In the case of intelligence, there is plenty of "randomness." And in the case of evolution, there is plenty of..well, something beyond randomness.


Just tacking on a few more things about our "original equipment":

(1) built with "unskilled" labor (2) uses commonly-available materials and energy sources (3) integrated self-defense systems against hostile nanotechnology (4) automatic repair system, automatically reconfigures to adapt to certain load profiles (5) some not-yet-matched strength-vs-weight profiles (6) self-lubricating (7) serviceable "in place"


Either part tends to fail after about 40 years of use though. Evolution is a harsh mistress.

Replacements are very costly and hard.


We're copying useful features while avoiding copying the bad parts. This robot's not going to get cancer or die of old age, and we can replace its limbs with a screwdriver.


> We're copying useful features while avoiding copying the bad parts. This robot's not going to get cancer or die of old age, and we can replace its limbs with a screwdriver.

Well, it won't get cancer, but the memory will suffer bitflips over time and tin whiskers will eventually cause shorts. It will also stop working at some point, like all machinery.

Not really disputing that this is impressive. But mechanical systems just have different longetivity problems than biological ones.


Tin whiskers are largely a solved problem. Conformal coatings or just plain plating prevents them from growing: http://www.ipc.org/feature-article.aspx?aid=Effective-Tin-Wh...


"The chemical or physical inventor is always a Prometheus. There is no great invention, from fire to flying, which has not been hailed as an insult to some god. But if every physical and chemical invention is a blasphemy, every biological invention is a perversion. There is hardly one which, on first being brought to the notice of an observer from any nation which had not previously heard of their existence, would not appear to him as indecent and unnatural."
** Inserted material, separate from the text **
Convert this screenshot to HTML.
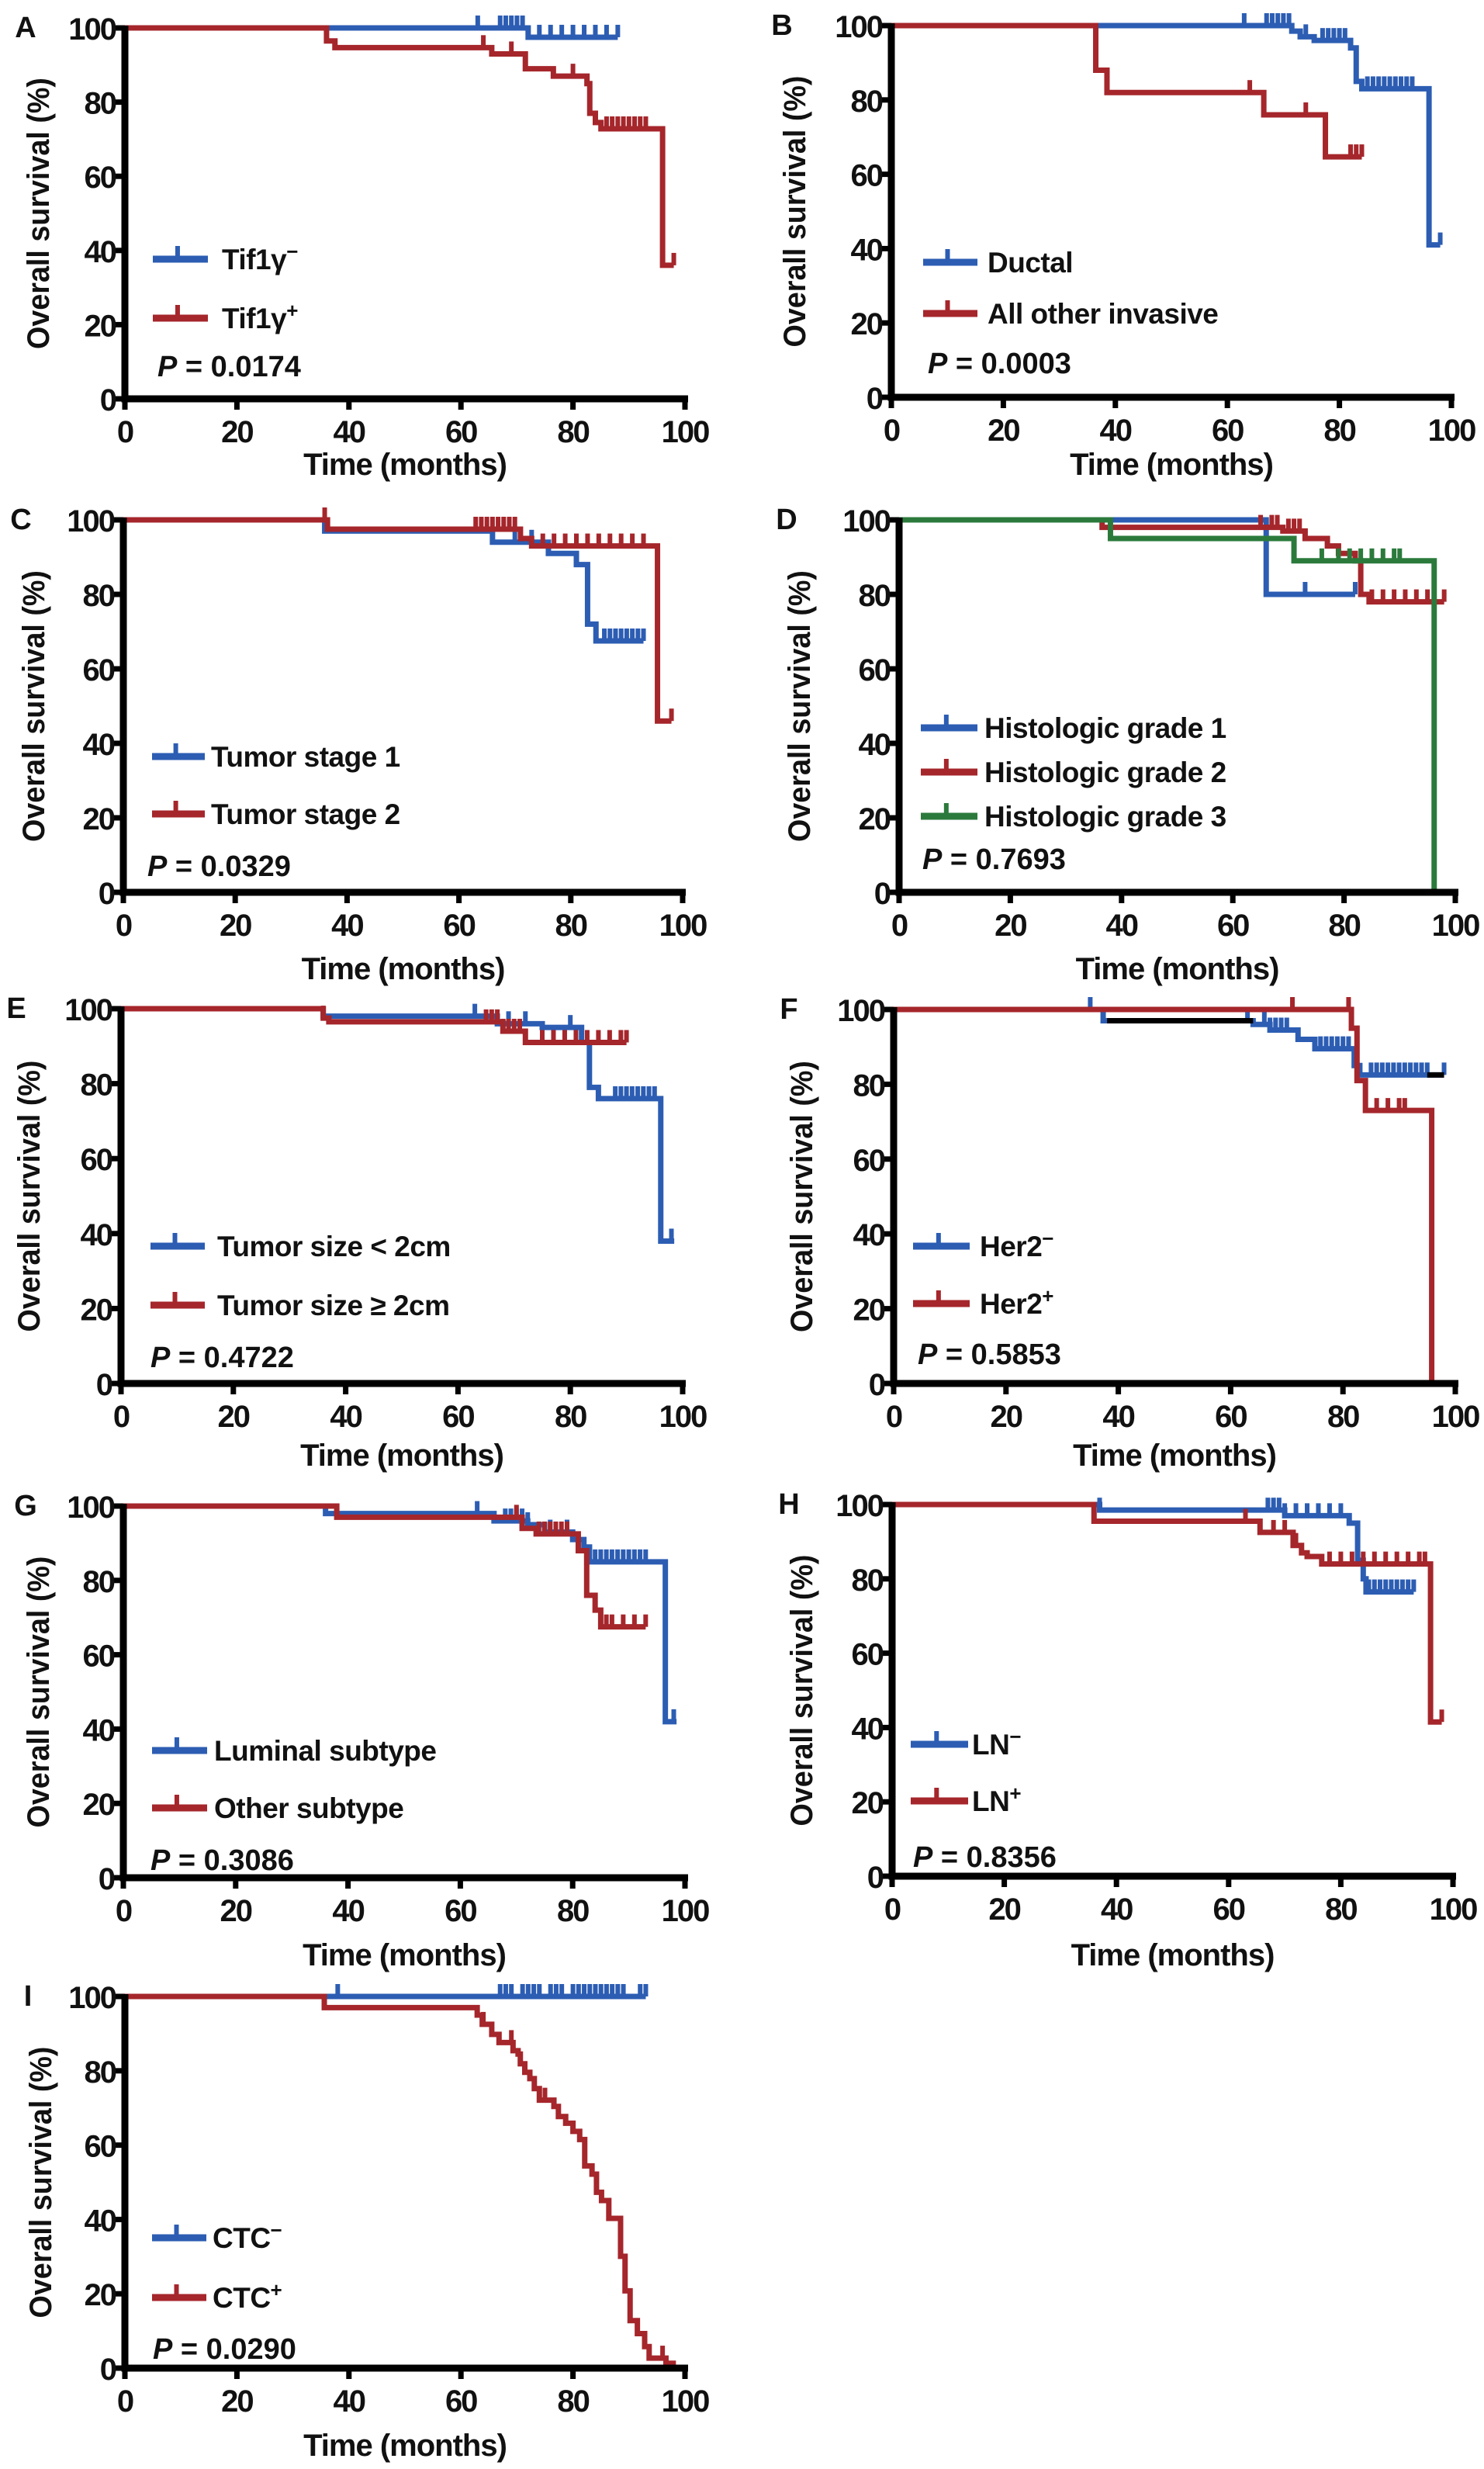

- j.b.s haldane 1924 - https://en.wikipedia.org/wiki/Daedalus;_or,_Science_and_the_...


not everything in nature is very smart, like vestibular system in the inner ear, so easy to temper with. Actually human can make far more cool things than that.


Nature has had a lot longer than we have. And its first few years weren't that impressive either.


Being as it's early in the morning and I'm still blurry-eyed, I thought the headline read 'Robot Can Do More Push-Ups Because It Swears.' Now that would have been an interesting article to have read!


Those are some really crummy push ups. Get your chest down to the floor, Private!



I wonder how effective the micro-porous aluminum is at transferring heat from a cooling fluid to a heat sink. That might be useful even in active, non-evaporative cooling systems.


There's a lot of (unfortunately) classified knowledge in this area. For example the SR-71 used its fuel as a coolant -- they had a lot of crazy thermal problems (that they worked out on slide rules!)


Exactly, they don't provide measurements and comparisons, for example I'd love to know the temperature spike of the motors when it's cooled and when it's not (e.g. when they have to programmatically stop it because it risks overheating). Active motors still work at ~ 100°℃, can't they?


Isn't heat transfer very closely tied to surface area (among other things)?


That's my thinking - so this should have crazy surface area.

You could make some really awesome aluminum parts. Create a dense exterior with some interior "strut" infill structure and a very porous fill and put plumbing fixtures on the ends. Super strong, lightweight parts that you can cool at crazy rates. I wonder if this would work for aerospace? IIRC cooling the components exposed to exhaust can be a big limitation.


Oh man, keeping the flow laminar over all those transfer surfaces, and of course increasing the work because of the obstructions to flow...so many fun engineering problems!!


Rocket engines have been probing these kind of technologies for decades, and it's been proposed for re-entry vehicles too. Called transpiration cooling. Only more recently, with additive manufacturing, it's become a lot cheaper to integrate into the structures. I haven't read of anyone actually using it.


As soon as I saw the robot's face mask I knew it was going to be Japan.